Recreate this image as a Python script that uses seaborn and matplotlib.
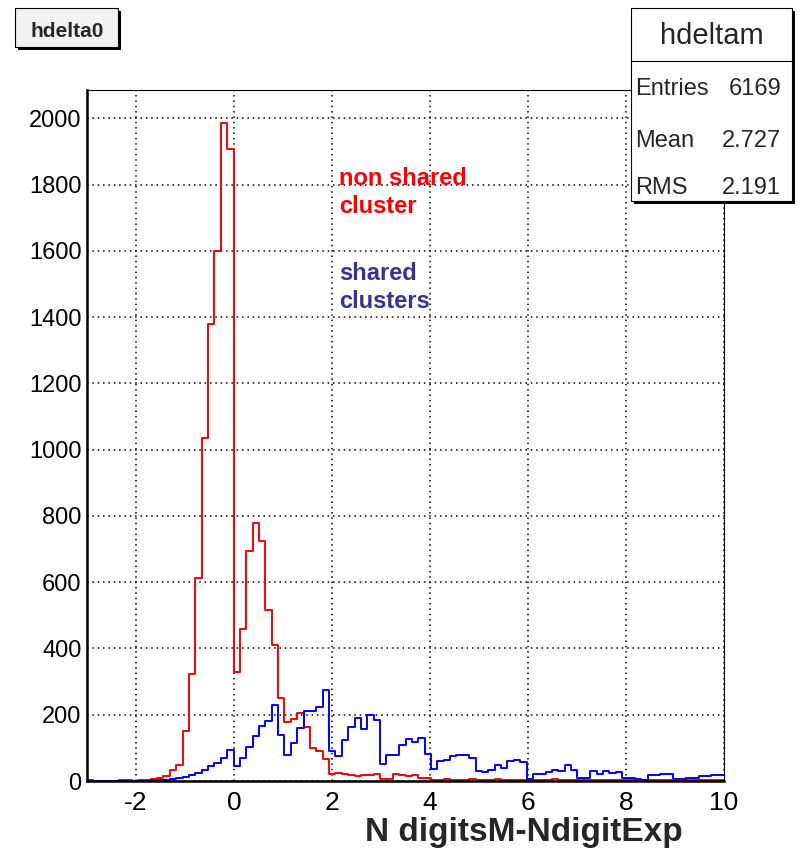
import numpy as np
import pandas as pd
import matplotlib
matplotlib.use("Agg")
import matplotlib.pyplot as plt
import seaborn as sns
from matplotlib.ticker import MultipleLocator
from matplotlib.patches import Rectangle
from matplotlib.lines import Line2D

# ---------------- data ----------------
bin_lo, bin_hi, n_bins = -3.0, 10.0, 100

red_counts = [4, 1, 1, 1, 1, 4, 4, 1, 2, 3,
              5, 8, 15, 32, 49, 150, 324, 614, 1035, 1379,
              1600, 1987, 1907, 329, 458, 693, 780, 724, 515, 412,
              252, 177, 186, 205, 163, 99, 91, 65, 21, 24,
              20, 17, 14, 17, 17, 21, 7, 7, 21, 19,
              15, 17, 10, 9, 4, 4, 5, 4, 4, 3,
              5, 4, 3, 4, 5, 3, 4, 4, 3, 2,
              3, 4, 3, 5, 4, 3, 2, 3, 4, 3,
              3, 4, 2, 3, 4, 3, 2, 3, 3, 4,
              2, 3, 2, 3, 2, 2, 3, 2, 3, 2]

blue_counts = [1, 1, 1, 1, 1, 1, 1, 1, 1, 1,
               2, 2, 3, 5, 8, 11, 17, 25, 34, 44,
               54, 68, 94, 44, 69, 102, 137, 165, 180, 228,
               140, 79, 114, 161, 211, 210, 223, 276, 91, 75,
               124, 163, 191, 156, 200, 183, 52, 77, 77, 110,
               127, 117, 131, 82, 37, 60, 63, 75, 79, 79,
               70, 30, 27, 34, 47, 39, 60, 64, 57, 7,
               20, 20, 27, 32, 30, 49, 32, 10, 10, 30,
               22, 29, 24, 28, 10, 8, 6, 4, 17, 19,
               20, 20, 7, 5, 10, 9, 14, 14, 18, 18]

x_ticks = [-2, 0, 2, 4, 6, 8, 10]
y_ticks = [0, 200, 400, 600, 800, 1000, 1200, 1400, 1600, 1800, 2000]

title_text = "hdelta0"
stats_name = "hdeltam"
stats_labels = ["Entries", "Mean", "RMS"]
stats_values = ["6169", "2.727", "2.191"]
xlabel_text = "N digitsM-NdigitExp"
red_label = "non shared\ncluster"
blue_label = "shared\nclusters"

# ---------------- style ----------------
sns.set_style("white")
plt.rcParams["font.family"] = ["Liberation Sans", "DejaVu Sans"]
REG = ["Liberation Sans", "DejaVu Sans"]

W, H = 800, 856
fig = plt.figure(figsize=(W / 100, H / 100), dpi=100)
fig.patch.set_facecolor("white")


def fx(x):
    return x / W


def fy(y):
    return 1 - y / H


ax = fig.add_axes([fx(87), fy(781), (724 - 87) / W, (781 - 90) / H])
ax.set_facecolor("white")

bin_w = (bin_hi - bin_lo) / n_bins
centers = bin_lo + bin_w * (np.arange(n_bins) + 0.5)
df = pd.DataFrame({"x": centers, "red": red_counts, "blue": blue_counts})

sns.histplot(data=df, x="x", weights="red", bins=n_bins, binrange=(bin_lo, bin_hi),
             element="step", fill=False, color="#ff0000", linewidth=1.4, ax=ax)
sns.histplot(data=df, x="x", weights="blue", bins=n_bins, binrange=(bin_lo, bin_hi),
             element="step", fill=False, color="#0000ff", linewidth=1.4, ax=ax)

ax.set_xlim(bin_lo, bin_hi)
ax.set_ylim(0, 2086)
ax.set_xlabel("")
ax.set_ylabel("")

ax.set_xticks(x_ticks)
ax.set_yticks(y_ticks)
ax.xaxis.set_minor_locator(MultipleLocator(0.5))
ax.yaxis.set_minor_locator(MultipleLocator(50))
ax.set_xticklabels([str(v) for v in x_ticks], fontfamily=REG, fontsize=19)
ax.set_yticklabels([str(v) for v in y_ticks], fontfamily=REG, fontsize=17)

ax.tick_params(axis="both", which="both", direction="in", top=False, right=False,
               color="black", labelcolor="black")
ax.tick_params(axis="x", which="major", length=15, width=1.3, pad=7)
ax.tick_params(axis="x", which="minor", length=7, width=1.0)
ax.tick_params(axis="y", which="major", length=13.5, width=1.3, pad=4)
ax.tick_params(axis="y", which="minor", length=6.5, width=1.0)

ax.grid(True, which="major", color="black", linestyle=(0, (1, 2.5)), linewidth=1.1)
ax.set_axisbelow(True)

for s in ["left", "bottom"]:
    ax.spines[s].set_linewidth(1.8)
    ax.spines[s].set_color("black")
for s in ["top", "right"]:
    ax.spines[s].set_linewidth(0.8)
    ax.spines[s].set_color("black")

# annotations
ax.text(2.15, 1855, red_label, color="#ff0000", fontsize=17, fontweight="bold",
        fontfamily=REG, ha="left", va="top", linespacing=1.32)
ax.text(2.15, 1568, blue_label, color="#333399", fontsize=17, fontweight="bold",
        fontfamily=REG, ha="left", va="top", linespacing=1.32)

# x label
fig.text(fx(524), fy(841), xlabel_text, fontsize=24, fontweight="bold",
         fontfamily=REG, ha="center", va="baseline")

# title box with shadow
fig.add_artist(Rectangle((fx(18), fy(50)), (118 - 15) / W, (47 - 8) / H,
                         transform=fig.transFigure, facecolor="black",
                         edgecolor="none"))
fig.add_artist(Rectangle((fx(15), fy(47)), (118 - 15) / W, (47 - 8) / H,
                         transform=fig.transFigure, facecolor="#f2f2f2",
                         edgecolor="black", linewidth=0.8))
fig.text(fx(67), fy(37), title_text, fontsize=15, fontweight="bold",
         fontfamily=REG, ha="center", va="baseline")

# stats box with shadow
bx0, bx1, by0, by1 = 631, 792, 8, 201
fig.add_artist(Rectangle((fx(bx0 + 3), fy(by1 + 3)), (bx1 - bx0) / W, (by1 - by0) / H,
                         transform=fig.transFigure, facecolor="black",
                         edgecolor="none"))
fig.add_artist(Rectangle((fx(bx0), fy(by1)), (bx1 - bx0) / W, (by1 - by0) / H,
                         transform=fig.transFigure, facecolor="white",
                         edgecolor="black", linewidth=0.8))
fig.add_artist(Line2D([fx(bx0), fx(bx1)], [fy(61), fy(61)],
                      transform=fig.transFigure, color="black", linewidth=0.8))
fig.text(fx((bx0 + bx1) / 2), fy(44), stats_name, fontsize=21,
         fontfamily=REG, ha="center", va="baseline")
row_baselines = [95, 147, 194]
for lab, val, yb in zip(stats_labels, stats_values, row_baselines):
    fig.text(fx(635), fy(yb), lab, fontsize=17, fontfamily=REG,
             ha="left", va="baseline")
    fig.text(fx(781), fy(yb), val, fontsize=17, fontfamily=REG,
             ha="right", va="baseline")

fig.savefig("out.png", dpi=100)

## PROBLEM STATEMENT
Write down every line from the opening of the listing to the line with "2, 3, 2, 3, 2, 2, 3, 2, 3, 2]", both included, and nothing else; the pictures are omitted.

## RESPONSE TO THIS TASK
Recreate this image as a Python script that uses seaborn and matplotlib.
import numpy as np
import pandas as pd
import matplotlib
matplotlib.use("Agg")
import matplotlib.pyplot as plt
import seaborn as sns
from matplotlib.ticker import MultipleLocator
from matplotlib.patches import Rectangle
from matplotlib.lines import Line2D

# ---------------- data ----------------
bin_lo, bin_hi, n_bins = -3.0, 10.0, 100

red_counts = [4, 1, 1, 1, 1, 4, 4, 1, 2, 3,
              5, 8, 15, 32, 49, 150, 324, 614, 1035, 1379,
              1600, 1987, 1907, 329, 458, 693, 780, 724, 515, 412,
              252, 177, 186, 205, 163, 99, 91, 65, 21, 24,
              20, 17, 14, 17, 17, 21, 7, 7, 21, 19,
              15, 17, 10, 9, 4, 4, 5, 4, 4, 3,
              5, 4, 3, 4, 5, 3, 4, 4, 3, 2,
              3, 4, 3, 5, 4, 3, 2, 3, 4, 3,
              3, 4, 2, 3, 4, 3, 2, 3, 3, 4,
              2, 3, 2, 3, 2, 2, 3, 2, 3, 2]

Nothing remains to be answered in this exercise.